The narrow alley would not hold them all. There would ensue such a ferocious crushing and striving for escape that there would be murder done over again, and such work for Mr. Marwood that he would be striking for extra pay.

A hundred years ago the public executioners of the metropolis were kept uncommonly busy.

According to the Newcastle Chronicle, of July 29th, 1780, there were thirteen criminals hanged in the four days from July 18th to 21st, 1780, and of these ten had been convicted of complicity in the Gordon Riots, the remainder being for highway robbery.

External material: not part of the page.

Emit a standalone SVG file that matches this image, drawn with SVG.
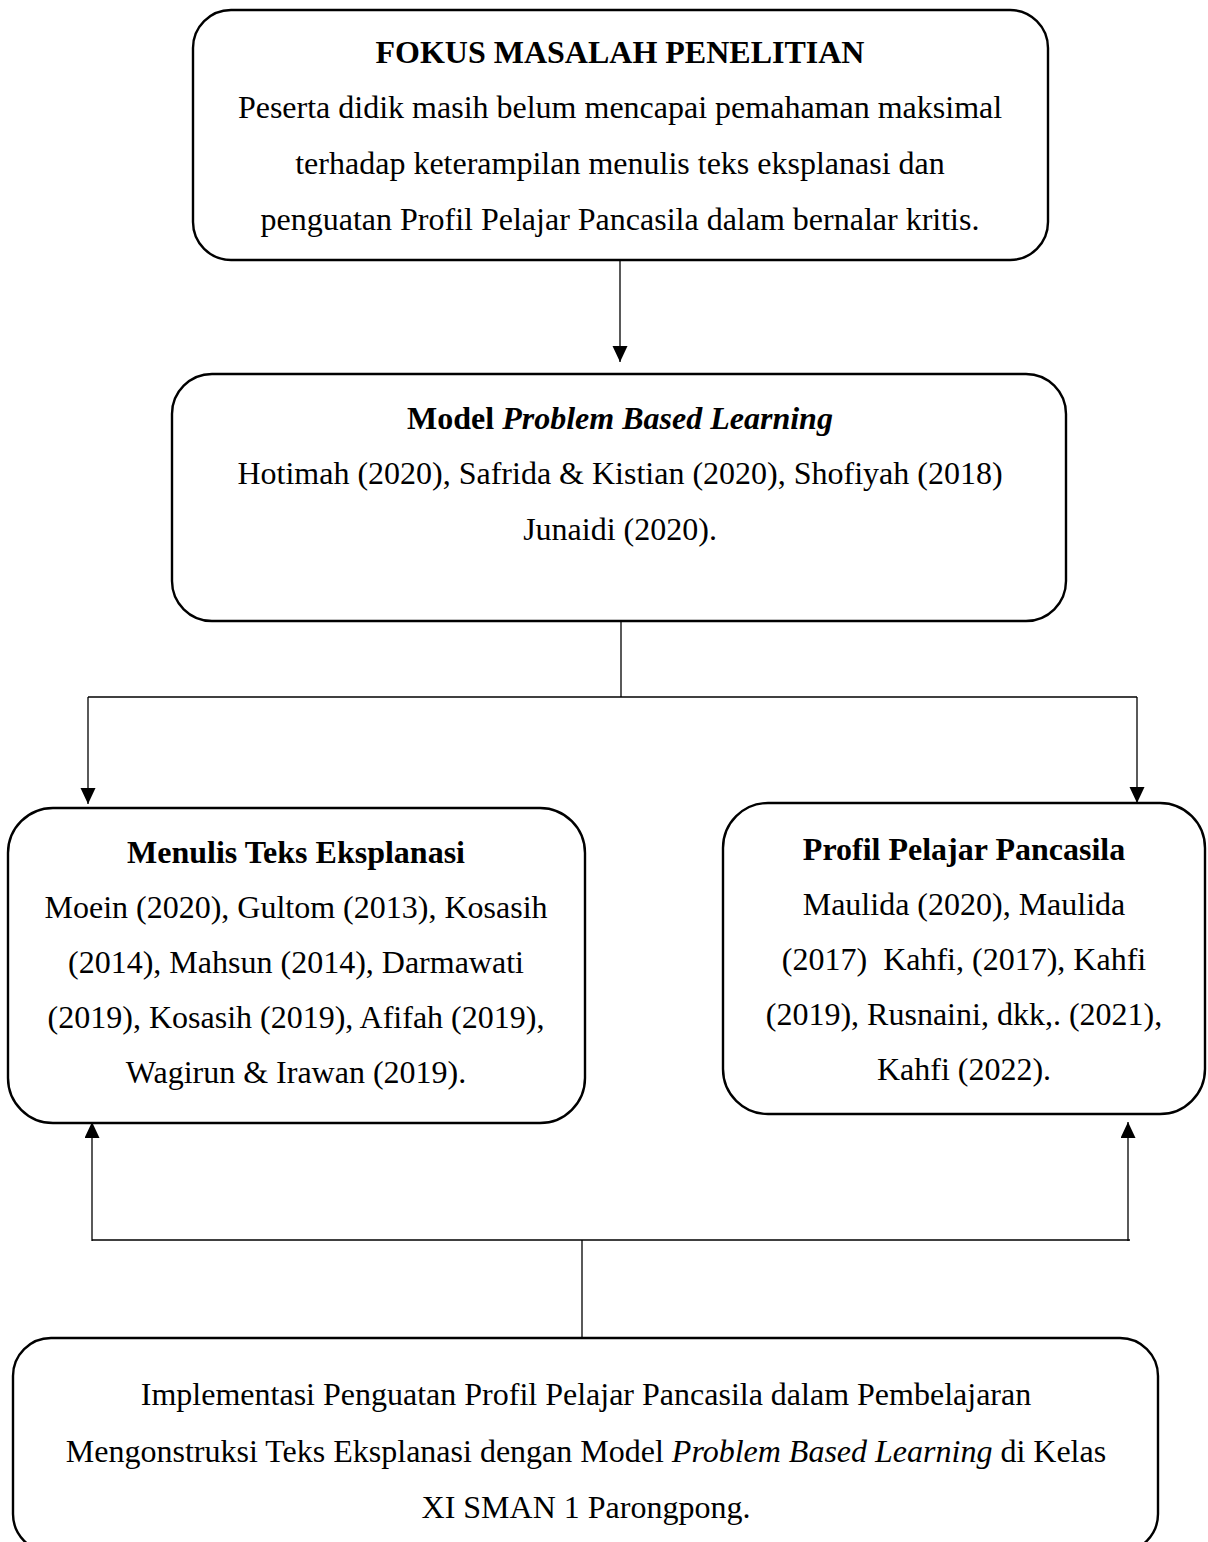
<svg xmlns="http://www.w3.org/2000/svg" width="1208" height="1542" viewBox="0 0 1208 1542">
<style>
.box{fill:#fff;stroke:#000;stroke-width:2.4}
.t{font-family:"Liberation Serif","Times New Roman",serif;font-size:32px;fill:#000;text-anchor:middle}
.b{font-weight:bold}
.i{font-style:italic}
.ln{fill:none;stroke:#000;stroke-width:1.3}
</style>
<defs>
<marker id="ah" markerUnits="userSpaceOnUse" markerWidth="16" markerHeight="16" refX="16" refY="7.5" orient="auto">
<path d="M0,0 L16,7.5 L0,15 z" fill="#000"/>
</marker>
</defs>
<rect width="1208" height="1542" fill="#fff"/>
<g id="connectors">
<path class="ln" d="M620,260 V362" marker-end="url(#ah)"/>
<path class="ln" d="M621,621 V697"/>
<path class="ln" d="M88,697 H1137"/>
<path class="ln" d="M88,697 V804" marker-end="url(#ah)"/>
<path class="ln" d="M1137,697 V803" marker-end="url(#ah)"/>
<path class="ln" d="M92,1241 V1122" marker-end="url(#ah)"/>
<path class="ln" d="M1128,1241 V1122" marker-end="url(#ah)"/>
<path class="ln" d="M92,1240 H1130"/>
<path class="ln" d="M582,1240 V1338"/>
</g>
<g id="fokus">
<rect class="box" x="193" y="10" width="855" height="250" rx="38"/>
<text class="t b" x="620" y="63">FOKUS MASALAH PENELITIAN</text>
<text class="t" x="620" y="118">Peserta didik masih belum mencapai pemahaman maksimal</text>
<text class="t" x="620" y="174">terhadap keterampilan menulis teks eksplanasi dan</text>
<text class="t" x="620" y="230">penguatan Profil Pelajar Pancasila dalam bernalar kritis.</text>
</g>
<g id="pbl">
<rect class="box" x="172" y="374" width="894" height="247" rx="40"/>
<text class="t" x="620" y="429"><tspan class="b">Model </tspan><tspan class="b i">Problem Based Learning</tspan></text>
<text class="t" x="620" y="484">Hotimah (2020), Safrida &amp; Kistian (2020), Shofiyah (2018)</text>
<text class="t" x="620" y="540">Junaidi (2020).</text>
</g>
<g id="menulis">
<rect class="box" x="8" y="808" width="577" height="315" rx="45"/>
<text class="t b" x="296" y="863">Menulis Teks Eksplanasi</text>
<text class="t" x="296" y="918">Moein (2020), Gultom (2013), Kosasih</text>
<text class="t" x="296" y="973">(2014), Mahsun (2014), Darmawati</text>
<text class="t" x="296" y="1028">(2019), Kosasih (2019), Afifah (2019),</text>
<text class="t" x="296" y="1083">Wagirun &amp; Irawan (2019).</text>
</g>
<g id="profil">
<rect class="box" x="723" y="803" width="482" height="311" rx="45"/>
<text class="t b" x="964" y="860">Profil Pelajar Pancasila</text>
<text class="t" x="964" y="915">Maulida (2020), Maulida</text>
<text class="t" x="964" y="970" xml:space="preserve">(2017)  Kahfi, (2017), Kahfi</text>
<text class="t" x="964" y="1025">(2019), Rusnaini, dkk,. (2021),</text>
<text class="t" x="964" y="1080">Kahfi (2022).</text>
</g>
<g id="implementasi">
<rect class="box" x="13" y="1338" width="1145" height="214" rx="38"/>
<text class="t" x="586" y="1405">Implementasi Penguatan Profil Pelajar Pancasila dalam Pembelajaran</text>
<text class="t" x="586" y="1462">Mengonstruksi Teks Eksplanasi dengan Model <tspan class="i">Problem Based Learning</tspan> di Kelas</text>
<text class="t" x="586" y="1518">XI SMAN 1 Parongpong.</text>
</g>
</svg>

One of the condemned rioters was a Jew, named Solomons. The report of the executions says:—

“Yesterday morning (July 21st), at a quarter-past six o’clock, Thomas Price, James Burn, Benj. Walters, Jona. Stacey, and George Staples, convicts, for rioting, &c., in Golden-lane and Moorfields, were called up to prayers, and about eight o’clock the three former had their irons knocked off, put in a cart, and conveyed in the same order as before to the end of Golden-lane, Old-street-road.

“At their coming out of Newgate, James Burn desired the carman not to drive so fast, which was complied with.

“On their arrival at the place of execution, the Ordinary got up into the cart, prayed with them for some considerable time, when he left them, and they were tied up—​shortly after they shook hands with each other, and said, as they had lived together on earth, and died, so they hoped they should live together in Heaven—​their caps were pulled over their faces, and they were launched into eternity, while the clock was striking nine.